The cyclical bull market that began in 2009 has not ended. Enjoy it while it lasts because the long-term secular bear market that began in 2000 has also not ended, cautions market timer Sy Harding, editor of Street Smart Report.

Secular markets are very long-term trends within which cyclical market moves take place. The last secular bull market ran for 18 years, from 1982 to the peak in 2000.

Within it, as is typical, periodic cyclical bear markets took place, including the 1987 crash, the 1991 bear market, and the 1998 mini-crash. In a secular bull market, cyclical bear markets are only temporary. The market recovers and climbs ever higher.

In a secular bear market, such as that of 1965-1982, periodic cyclical bull markets take place. Each one carries the market back up to its previous peak or above, convincing everyone that all is well again.

However, another cyclical bear market soon takes place, taking the gains away, and the market returns to its long-term sideways secular bear market.

With the cyclical bull market that began in 2009 having taken the market back up to its previous peaks and then to new record highs, many believe that means the secular bear market that began in 2000 is over, that we are now in the next long-term secular bull market.

Why do we know that the secular bear market is not over? On the historic side, the secular bear markets of the last 120 years lasted an average of 17 years.

Does the fact that the current cyclical bull market has broken out to higher highs indicate that this secular bear market ended in 2009, only nine years after it began in 2000?

To believe that it is already over, we would first have to believe the two recessions and two cyclical bear markets between 2000 and 2009 took care of all the previous excesses, that there are no serious leftover economic problems left.

We know that it took 17 years of repeated cyclical bear markets in previous problem periods, like during the secular bear markets of 1901-1921, 1929-1949, and 1965-1982, before all the excesses of the previous good times were worked out of the system and the economy and surrounding conditions were returned to normal. 

Even more dubious, we would have to believe that the government’s massive efforts to rescue the economy from the 2008 meltdown did not create additional excesses and abnormalities.

Yet we know, for example, that among other distortions, the easy money policies and rescue efforts created a massive debt bubble. Federal debt is at all-time record levels.

And thanks to its massive QE programs, the Federal Reserve itself has more than five times the normal amount of assets and liabilities on its balance sheet, now at $4.4 trillion.

Then we need to realize the basic problems that created the 2008 crisis, excessive greed and risk-taking by major ‘too big to fail’ banks and financial institutions, have certainly not been corrected. That will apparently take yet another scare.

Congressional investigations after the 2008 crisis led to serious proposals to bring financial institutions under control.
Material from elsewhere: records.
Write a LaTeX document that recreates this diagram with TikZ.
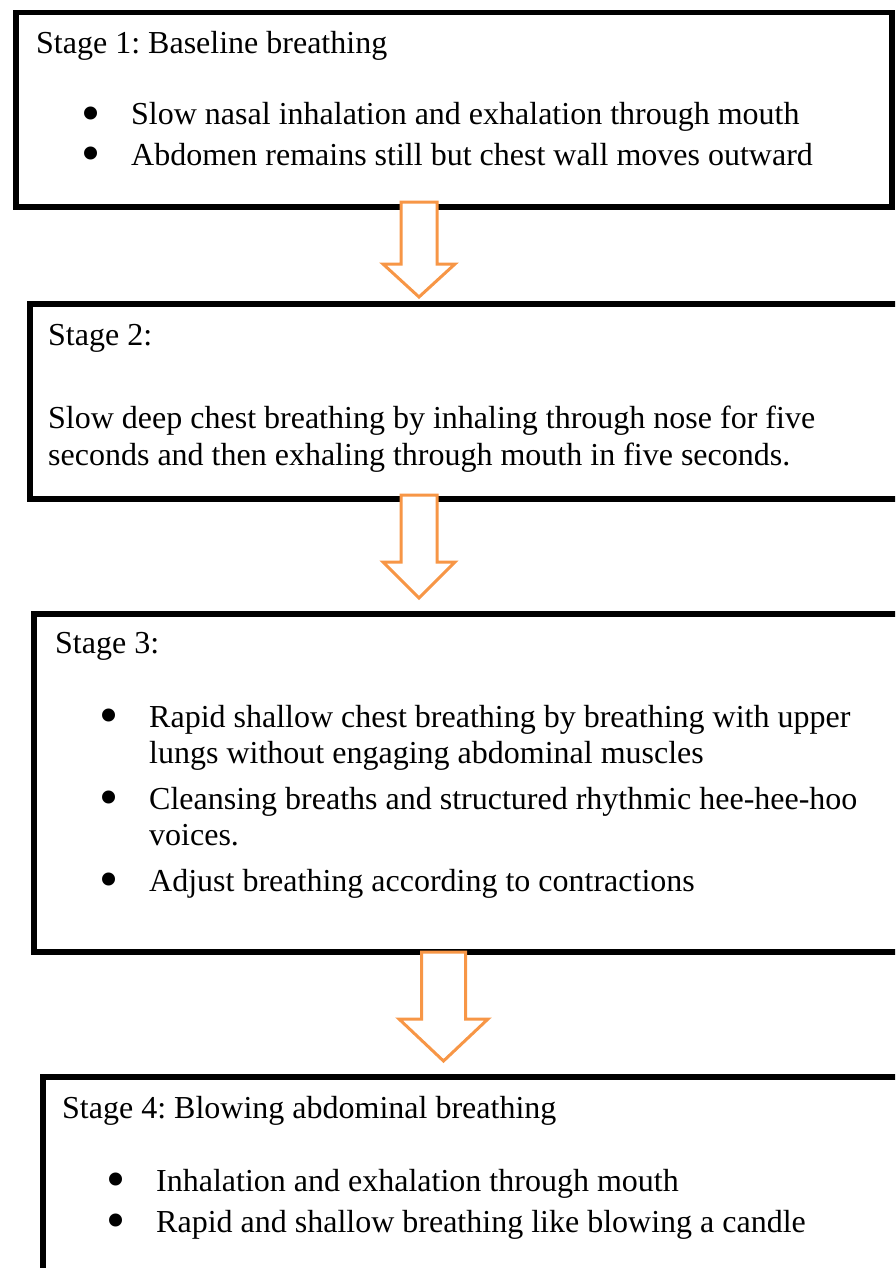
\documentclass[tikz,border=0pt]{standalone}
\usepackage{fontspec}
\setmainfont{Liberation Serif}
\usepackage{graphicx}
\frenchspacing
\definecolor{arrorange}{RGB}{247,150,70}
\newcommand{\bul}{\makebox[80pt]{\raisebox{-6pt}[10pt][0pt]{\scalebox{1.7}{\textbullet}}}}
% hollow down arrow: centre x, top y, tip y, shaft half width, head half width, head length
\newcommand{\blockarrow}[6]{\draw[downarrow] (#1-#4,#2) -- (#1-#4,#3-#6) -- (#1-#5,#3-#6) -- (#1,#3) -- (#1+#5,#3-#6) -- (#1+#4,#3-#6) -- (#1+#4,#2) -- cycle;}

\begin{document}
\begin{tikzpicture}[x=1pt,y=-1pt,
  stagebox/.style={draw=black,line width=5.5pt,fill=white,inner sep=0pt,anchor=north west},
  stagetext/.style={inner sep=0pt,anchor=base west,font=\rmfamily\fontsize{32}{37}\selectfont},
  downarrow/.style={draw=arrorange,line width=3pt,fill=white,line join=miter}]
\useasboundingbox (0,0) rectangle (895,1268);
\clip (0,0) rectangle (895,1268); %boxes 2-4 run off the page
\node[stagebox,minimum width=876,minimum height=194] (s1) at (13,10) {};
\node[stagebox,minimum width=900,minimum height=195] (s2) at (27,301) {};
\node[stagebox,minimum width=900,minimum height=338] (s3) at (31,611) {};
\node[stagebox,minimum width=900,minimum height=300] (s4) at (40,1074) {};
% arrows
\blockarrow{419}{202}{297}{18}{36}{33}
\blockarrow{419}{495}{598}{18}{36}{36}
\blockarrow{443.5}{952}{1061}{22}{44.5}{42}
% stage 1
\node[stagetext] (t1) at (36,54) {Stage 1: Baseline breathing};
\node[stagetext] (b1) at (51,125) {\begin{tabular}[t]{@{}l@{}l@{}}
\bul & Slow nasal inhalation and exhalation through mouth\\[4pt]
\bul & Abdomen remains still but chest wall moves outward
\end{tabular}};
% stage 2
\node[stagetext] (t2) at (48,345) {Stage 2:};
\node[stagetext] (b2) at (48,428) {\begin{tabular}[t]{@{}l@{}}
Slow deep chest breathing by inhaling through nose for five\\
seconds and then exhaling through mouth in five seconds.
\end{tabular}};
% stage 3
\node[stagetext] (t3) at (55,653) {Stage 3:};
\node[stagetext] (b3) at (69,727) {\begin{tabular}[t]{@{}l@{}l@{}}
\bul & Rapid shallow chest breathing by breathing with upper\\[-1pt]
 & lungs without engaging abdominal muscles\\[9pt]
\bul & Cleansing breaths and structured rhythmic hee-hee-hoo\\[-1pt]
 & voices.\\[9pt]
\bul & Adjust breathing according to contractions
\end{tabular}};
% stage 4
\node[stagetext] (t4) at (62,1118) {Stage 4: Blowing abdominal breathing};
\node[stagetext] (b4) at (76,1191) {\begin{tabular}[t]{@{}l@{}l@{}}
\bul & Inhalation and exhalation through mouth\\[4pt]
\bul & Rapid and shallow breathing like blowing a candle
\end{tabular}};
\end{tikzpicture}
\end{document}
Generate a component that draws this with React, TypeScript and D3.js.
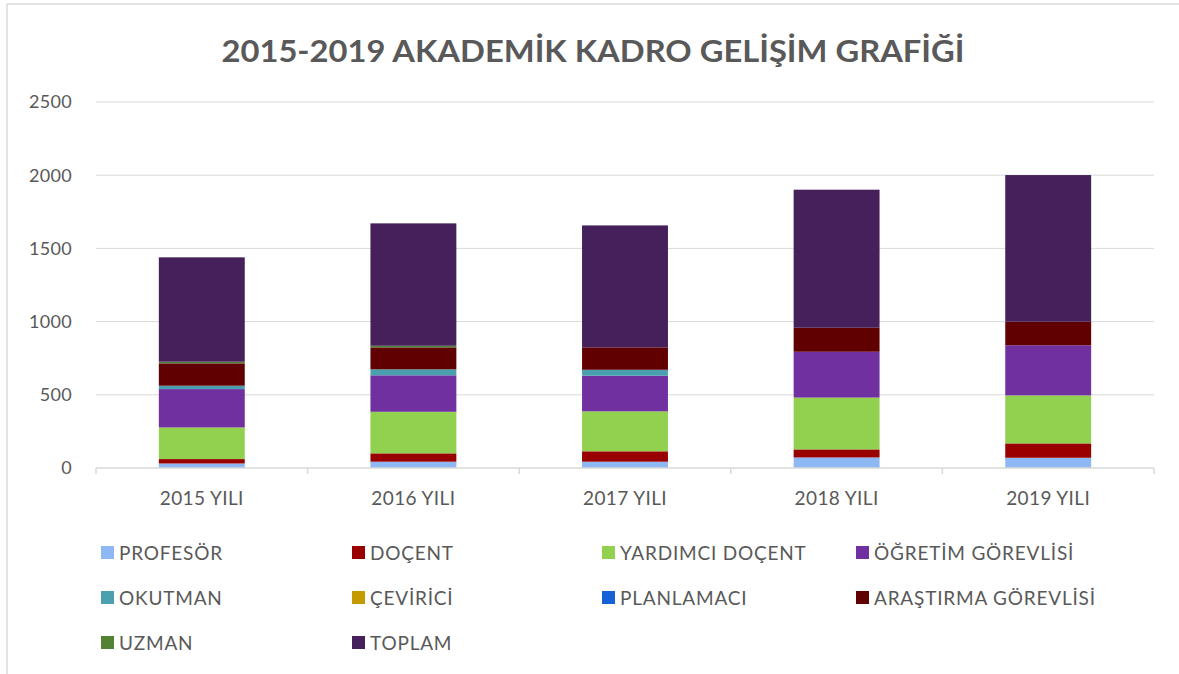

However, financial institutions knew from experience over many decades that investors have short memories.

So here we are, still waiting for financial reforms. The promising Dodd-Frank reform act was significantly watered down before finally being signed into law in July 2010.

Furthermore, a number of its most important aspects have yet to be implemented. And in the final hours of its budget battle, Congress added a rider to the budget bill which eliminates derivatives restrictions.

There were already enough problems and excesses, particularly related to the debt bubble, to ensure that the secular bear market that began in 2000 still has more downturns ahead before its work is done.

The actions of regulators and Congress, delaying action, or restoring the tools for major financial institutions to wreak their havoc again, virtually guarantee that to be so. Yet another scare will be needed to hopefully bring those needed reforms.

Enjoy the cyclical bull market as long as it lasts. But don’t become confident and complacent as in 2000 and 2007, convinced that all is well again. The secular bear has not ended yet.